Says Merin: “If young girls are being exposed to kick-ass queens and they think they can do that, there’s a danger that they’ll just get smushed.”

Then Ostrow quotes “Denver Roller Doll” Bea Ware, a 28-year-old civil engineer in her day job who is a blocker on the roller derby team, “who knows a thing or two about getting smushed”: “Once you have that experience of being hit or hitting someone and walking away from it,” Ware said, “it’s invigorating. It’s a great feeling. Like you’re truly alive.” Could she take on a guy, bent on hurting her? “Sure,” Ware said, “I absolutely think that.” And if she has daughters, she’ll encourage them to become athletes so they’ll have the same conviction.

Apart from concern over the keister-kicking ladies as role models for young women, Ostrow realizes that “many of these images are intended to hook a young guy audience” so “shouldn’t we wonder what lessons young men are taking away from these images?” Ostrow speculates not much more about this aspect of the issue, and yet her question gets at the heart of the matter. As Merin puts it: “The essential question is ‘Whose fantasy is it, and how does it bubble up onto the screen?’”

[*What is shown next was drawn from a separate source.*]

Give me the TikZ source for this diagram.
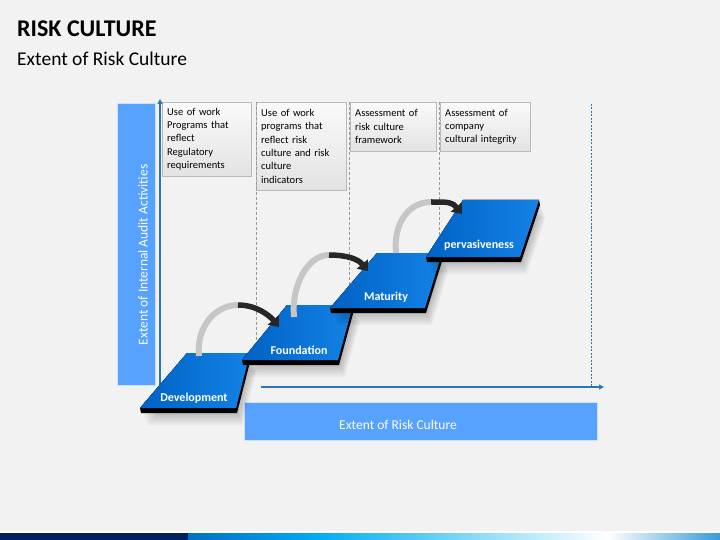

The answer may not surprise Ostrow. “Strong women,” as they have been termed in comic book critiques, are not concocted in order to appeal to female audiences: in comic books at least, these tough buxom beauties are the babe magnets intended to attract adolescent males. For this audience, tough girl protagonists who take it as well as dish it out are fantasy enactments of rough sex, which is, itself, a species of the way the Freudian unconscious envisions the sex act. For male audiences, the bum-buster bimbos are about sex, not role models. And we don’t have to go much further than their costumes to verify this interpretation: skin-tight uniforms with plunging necklines are all about sex appeal, and anyone who denies this obvious truth is playing with your head.